:: DATA LISTING
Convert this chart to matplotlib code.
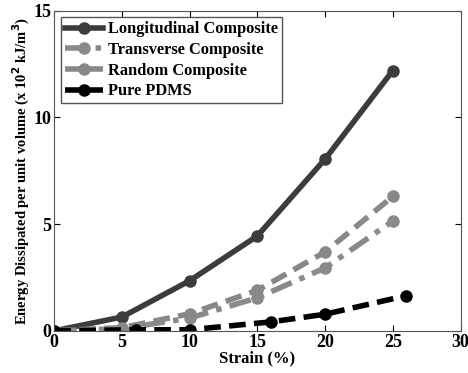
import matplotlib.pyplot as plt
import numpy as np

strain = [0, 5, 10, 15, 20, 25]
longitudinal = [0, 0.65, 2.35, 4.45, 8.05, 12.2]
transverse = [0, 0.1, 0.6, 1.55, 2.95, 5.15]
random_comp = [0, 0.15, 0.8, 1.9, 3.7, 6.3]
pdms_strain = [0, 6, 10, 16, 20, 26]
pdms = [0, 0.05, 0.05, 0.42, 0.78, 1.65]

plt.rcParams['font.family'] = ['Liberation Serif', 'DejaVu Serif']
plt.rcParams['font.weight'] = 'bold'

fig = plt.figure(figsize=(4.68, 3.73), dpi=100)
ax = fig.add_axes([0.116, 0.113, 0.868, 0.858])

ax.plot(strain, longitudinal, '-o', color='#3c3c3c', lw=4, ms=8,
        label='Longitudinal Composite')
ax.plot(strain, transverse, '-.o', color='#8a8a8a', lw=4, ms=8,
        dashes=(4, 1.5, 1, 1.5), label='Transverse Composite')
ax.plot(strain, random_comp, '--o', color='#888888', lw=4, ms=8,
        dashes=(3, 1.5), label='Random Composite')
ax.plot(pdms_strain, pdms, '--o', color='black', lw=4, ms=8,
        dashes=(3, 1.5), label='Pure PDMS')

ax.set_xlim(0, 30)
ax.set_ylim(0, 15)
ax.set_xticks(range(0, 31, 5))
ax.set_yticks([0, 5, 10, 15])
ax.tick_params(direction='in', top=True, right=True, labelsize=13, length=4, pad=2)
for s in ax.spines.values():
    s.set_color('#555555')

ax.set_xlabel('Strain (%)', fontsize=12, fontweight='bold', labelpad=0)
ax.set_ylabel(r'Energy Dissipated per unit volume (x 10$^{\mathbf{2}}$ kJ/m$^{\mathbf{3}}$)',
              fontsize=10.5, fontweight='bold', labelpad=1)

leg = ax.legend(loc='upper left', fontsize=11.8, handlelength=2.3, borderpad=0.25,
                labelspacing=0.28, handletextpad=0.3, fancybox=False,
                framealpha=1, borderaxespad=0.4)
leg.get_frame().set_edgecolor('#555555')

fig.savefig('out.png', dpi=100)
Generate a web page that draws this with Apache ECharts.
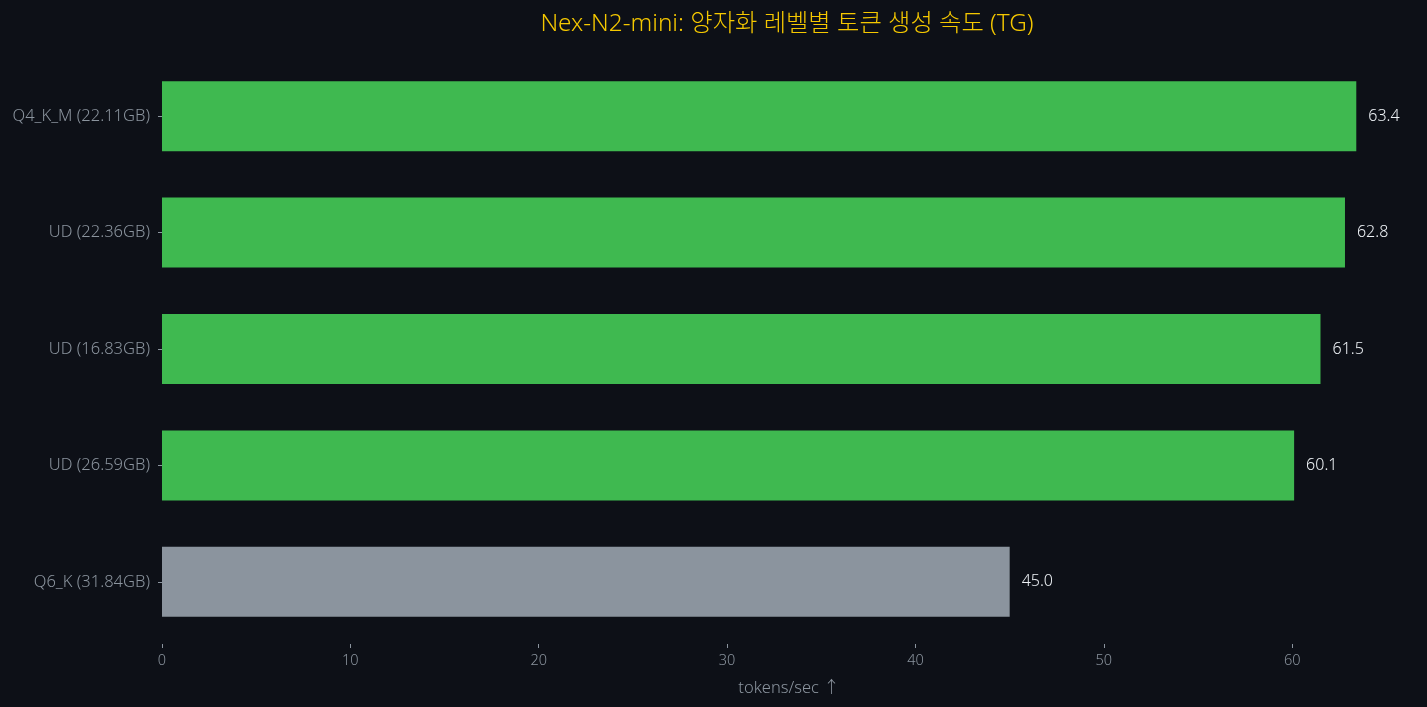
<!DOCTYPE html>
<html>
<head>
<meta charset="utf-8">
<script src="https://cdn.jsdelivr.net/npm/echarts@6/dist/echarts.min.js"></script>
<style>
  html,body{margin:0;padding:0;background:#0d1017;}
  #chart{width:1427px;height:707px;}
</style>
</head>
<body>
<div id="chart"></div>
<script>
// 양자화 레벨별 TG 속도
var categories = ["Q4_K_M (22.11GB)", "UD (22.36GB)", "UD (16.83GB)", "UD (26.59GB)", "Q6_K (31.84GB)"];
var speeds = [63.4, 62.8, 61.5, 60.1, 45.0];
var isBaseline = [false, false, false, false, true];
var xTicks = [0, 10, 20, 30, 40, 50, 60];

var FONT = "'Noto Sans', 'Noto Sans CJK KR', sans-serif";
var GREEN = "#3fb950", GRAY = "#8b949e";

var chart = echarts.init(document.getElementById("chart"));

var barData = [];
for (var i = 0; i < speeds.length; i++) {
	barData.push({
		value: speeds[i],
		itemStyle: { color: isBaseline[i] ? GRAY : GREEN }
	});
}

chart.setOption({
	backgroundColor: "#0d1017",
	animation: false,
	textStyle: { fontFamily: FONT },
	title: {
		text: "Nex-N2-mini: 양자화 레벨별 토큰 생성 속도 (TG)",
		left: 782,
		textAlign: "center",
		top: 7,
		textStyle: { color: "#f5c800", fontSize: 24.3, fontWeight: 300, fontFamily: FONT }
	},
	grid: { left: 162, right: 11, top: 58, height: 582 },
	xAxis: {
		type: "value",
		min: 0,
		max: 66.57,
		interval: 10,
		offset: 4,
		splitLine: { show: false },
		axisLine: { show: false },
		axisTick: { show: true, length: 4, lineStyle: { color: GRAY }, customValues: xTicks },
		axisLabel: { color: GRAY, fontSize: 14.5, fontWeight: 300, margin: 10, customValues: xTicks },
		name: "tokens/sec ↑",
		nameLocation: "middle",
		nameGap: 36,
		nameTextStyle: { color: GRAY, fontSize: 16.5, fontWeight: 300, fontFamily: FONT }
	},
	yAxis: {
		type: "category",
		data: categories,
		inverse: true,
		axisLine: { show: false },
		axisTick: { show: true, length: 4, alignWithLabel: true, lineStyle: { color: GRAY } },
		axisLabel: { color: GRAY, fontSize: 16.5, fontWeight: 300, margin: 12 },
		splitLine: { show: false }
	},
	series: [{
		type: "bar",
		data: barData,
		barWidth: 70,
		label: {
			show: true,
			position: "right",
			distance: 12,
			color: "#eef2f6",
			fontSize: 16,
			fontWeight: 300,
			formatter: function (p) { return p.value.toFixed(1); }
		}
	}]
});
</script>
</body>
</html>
::::
• TASK TO COMPLETE: Everything from the first line of the listing above through the line that contains "s.set_color('#555555')" is to be restated word for word, minus the pictures.

• EXERCISE RESULT:
Convert this chart to matplotlib code.
import matplotlib.pyplot as plt
import numpy as np

strain = [0, 5, 10, 15, 20, 25]
longitudinal = [0, 0.65, 2.35, 4.45, 8.05, 12.2]
transverse = [0, 0.1, 0.6, 1.55, 2.95, 5.15]
random_comp = [0, 0.15, 0.8, 1.9, 3.7, 6.3]
pdms_strain = [0, 6, 10, 16, 20, 26]
pdms = [0, 0.05, 0.05, 0.42, 0.78, 1.65]

plt.rcParams['font.family'] = ['Liberation Serif', 'DejaVu Serif']
plt.rcParams['font.weight'] = 'bold'

fig = plt.figure(figsize=(4.68, 3.73), dpi=100)
ax = fig.add_axes([0.116, 0.113, 0.868, 0.858])

ax.plot(strain, longitudinal, '-o', color='#3c3c3c', lw=4, ms=8,
        label='Longitudinal Composite')
ax.plot(strain, transverse, '-.o', color='#8a8a8a', lw=4, ms=8,
        dashes=(4, 1.5, 1, 1.5), label='Transverse Composite')
ax.plot(strain, random_comp, '--o', color='#888888', lw=4, ms=8,
        dashes=(3, 1.5), label='Random Composite')
ax.plot(pdms_strain, pdms, '--o', color='black', lw=4, ms=8,
        dashes=(3, 1.5), label='Pure PDMS')

ax.set_xlim(0, 30)
ax.set_ylim(0, 15)
ax.set_xticks(range(0, 31, 5))
ax.set_yticks([0, 5, 10, 15])
ax.tick_params(direction='in', top=True, right=True, labelsize=13, length=4, pad=2)
for s in ax.spines.values():
    s.set_color('#555555')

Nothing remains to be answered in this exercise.